Of course, some areas have benefited from the huge expansion in graduates, as they were meant to – other areas have suffered, as they were always likely to. A graduate economy is well served by a graduate market, but not all places have graduate economies, or need graduate markets, certainly not whilst the wider investment that would generate these jobs remain absent.
And so, we have the fallout that has come from insisting children need to move away to get on. It has had real-life consequences. It has incentivised the uprooting of a generation of young adults, stretching family bonds over distances that even the conveniences of modern technology cannot entirely overcome. In so doing, it has proven as socially disruptive as any other factor – be that housing, or globalism, or mass immigration – that populists and demagogues insist is at the root of current social unrest.

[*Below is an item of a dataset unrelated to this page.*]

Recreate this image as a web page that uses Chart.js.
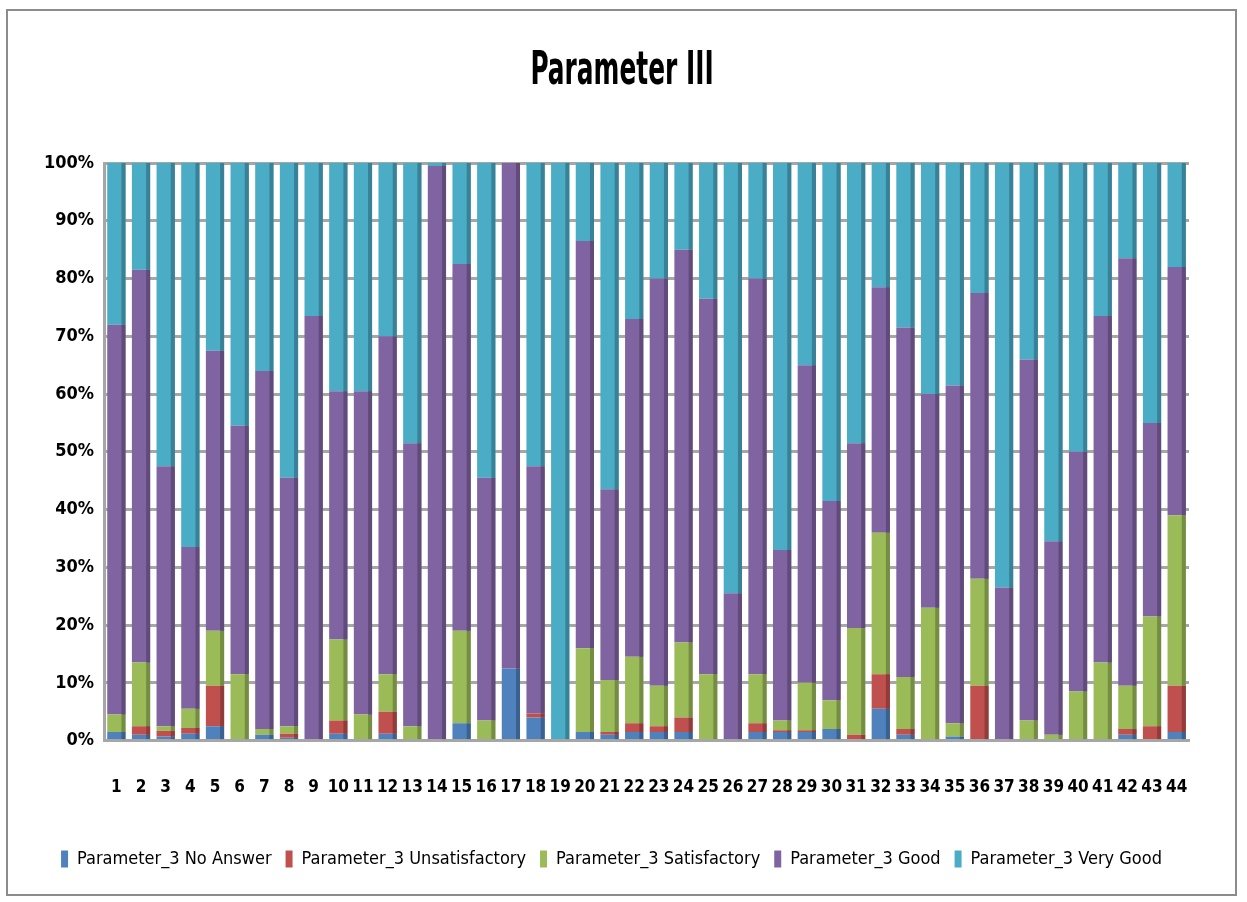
<!DOCTYPE html>
<html lang="en">
<head>
  <meta charset="UTF-8">
  <script src="https://cdn.jsdelivr.net/npm/chart.js"></script>
  <title>Parameter III</title>
  <style>
    body { margin: 0; background: #fff; }
    #wrap { position: absolute; left: 0; top: 0; width: 1247px; height: 902px; }
    #frame { position: absolute; left: 6px; top: 9px; width: 1231px; height: 887px; border: 2px solid #8c8c8c; box-sizing: border-box; pointer-events: none; }
  </style>
</head>
<body>
  <div id="wrap">
    <canvas id="chart"></canvas>
    <div id="frame"></div>
  </div>

  <script>
    const labels = Array.from({ length: 44 }, (_, i) => String(i + 1));

    const noAnswer = [1.5, 1, 0.7, 1.2, 2.5, 0, 1, 0.5, 0, 1.2, 0, 1.2, 0, 0, 3, 0, 12.5, 4, 0, 1.5, 1, 1.5,
      1.5, 1.5, 0, 0, 1.5, 1.5, 1.5, 2, 0, 5.5, 1, 0, 0.7, 0, 0, 0, 0, 0, 0, 1, 0, 1.5];
    const unsatisfactory = [0, 1.5, 1, 1, 7, 0, 0, 0.7, 0, 2.3, 0, 3.8, 0, 0, 0, 0, 0, 0.7, 0, 0, 0.5, 1.5,
      1, 2.5, 0, 0, 1.5, 0.3, 0.3, 0, 1, 6, 1, 0, 0, 9.5, 0, 0, 0, 0, 0, 1, 2.5, 8];
    const satisfactory = [3, 11, 0.8, 3.3, 9.5, 11.5, 1, 1.3, 0, 14, 4.5, 6.5, 2.5, 0, 16, 3.5, 0, 0, 0, 14.5, 9, 11.5,
      7, 13, 11.5, 0, 8.5, 1.7, 8.2, 5, 18.5, 24.5, 9, 23, 2.3, 18.5, 0, 3.5, 1, 8.5, 13.5, 7.5, 19, 29.5];
    const good = [67.5, 68, 45, 28, 48.5, 43, 62, 43, 73.5, 43, 56, 58.5, 49, 99.5, 63.5, 42, 87.5, 42.8, 0, 70.5, 33, 58.5,
      70.5, 68, 65, 25.5, 68.5, 29.5, 55, 34.5, 32, 42.5, 60.5, 37, 58.5, 49.5, 26.5, 62.5, 33.5, 41.5, 60, 74, 33.5, 43];
    const veryGood = [28, 18.5, 52.5, 66.5, 32.5, 45.5, 36, 54.5, 26.5, 39.5, 39.5, 30, 48.5, 0.5, 17.5, 54.5, 0, 52.5, 100, 13.5, 56.5, 27,
      20, 15, 23.5, 74.5, 20, 67, 35, 58.5, 48.5, 21.5, 28.5, 40, 38.5, 22.5, 73.5, 34, 65.5, 50, 26.5, 16.5, 45, 18];

    const seriesNames = ["Parameter_3 No Answer", "Parameter_3 Unsatisfactory", "Parameter_3 Satisfactory", "Parameter_3 Good", "Parameter_3 Very Good"];
    const seriesColors = ["#4F81BD", "#C0504D", "#9BBB59", "#8064A2", "#4BACC6"];
    const sideColors = ["#3A6190", "#913C3A", "#748D42", "#604B7A", "#388196"];

    const font = "'Liberation Sans Narrow', 'DejaVu Sans Condensed', 'Liberation Sans', sans-serif";

    // darker right face on each bar, to hint at the original 3D look
    const sideFace = {
      id: "sideFace",
      afterDatasetsDraw(chart) {
        const ctx = chart.ctx;
        chart.data.datasets.forEach((ds, di) => {
          chart.getDatasetMeta(di).data.forEach(bar => {
            const h = bar.base - bar.y;
            if (h <= 0.5) return;
            ctx.fillStyle = sideColors[di];
            ctx.fillRect(bar.x + bar.width / 2 - 4, bar.y, 4, h);
          });
        });
      }
    };

    // the original title is a very narrow bold face, so squeeze it sideways
    const narrowTitle = {
      id: "narrowTitle",
      afterDraw(chart) {
        const ctx = chart.ctx;
        ctx.save();
        ctx.translate(622, 72);
        ctx.scale(0.6, 1);
        ctx.fillStyle = "#000";
        ctx.font = "bold 46px " + font;
        ctx.textAlign = "center";
        ctx.textBaseline = "middle";
        ctx.fillText("Parameter III", 0, 0);
        ctx.restore();
      }
    };

    new Chart(document.getElementById("chart"), {
      type: "bar",
      data: {
        labels,
        datasets: [noAnswer, unsatisfactory, satisfactory, good, veryGood].map((d, i) => ({
          label: seriesNames[i],
          data: d,
          backgroundColor: seriesColors[i],
          borderWidth: 0,
          barPercentage: 0.74,
          categoryPercentage: 1
        }))
      },
      options: {
        responsive: true,
        maintainAspectRatio: false,
        animation: false,
        layout: { padding: { left: 34, right: 58, top: 163, bottom: 24 } },
        plugins: {
          title: { display: false },
          legend: {
            position: "bottom",
            labels: {
              color: "#000",
              font: { family: font, size: 18 },
              boxWidth: 7,
              boxHeight: 17,
              padding: 14
            }
          },
          tooltip: { enabled: false }
        },
        scales: {
          x: {
            stacked: true,
            grid: { display: false },
            border: { color: "#a6a6a6", width: 3 },
            ticks: { color: "#000", font: { family: font, size: 17, weight: "bold" }, maxRotation: 0, autoSkip: false, padding: 29 },
            afterFit(scale) { scale.height += 9; }
          },
          y: {
            stacked: true,
            min: 0,
            max: 100,
            grid: { color: "#a6a6a6", lineWidth: 3, drawTicks: false },
            border: { color: "#a6a6a6", width: 3 },
            ticks: {
              stepSize: 10,
              color: "#000",
              padding: 10,
              font: { family: font, size: 18, weight: "bold" },
              callback: v => v + "%"
            }
          }
        }
      },
      plugins: [sideFace, narrowTitle]
    });
  </script>
</body>
</html>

In other words, whilst university education is a good thing, and many people have benefitted for having received it, it is time to acknowledge that there have nonetheless been macro-level negative impacts too.
Which is where my Grandad comes back into view. You see, to my great regret, I was not able to be there for his final moments. I was a beneficiary of the social mobility dream, I had left, and was now far away. And whilst I cannot honestly say I would trade my position now for what it might have otherwise been, I can say it feels like a high price to have paid to achieve it.
And it inevitably leaves me wondering if my own children, pursuing their own success in future, might be issued the same demand. What choice will they really have but to pay it?
At which point, those final moments of my own suddenly loom far lonelier than I pray for them to be.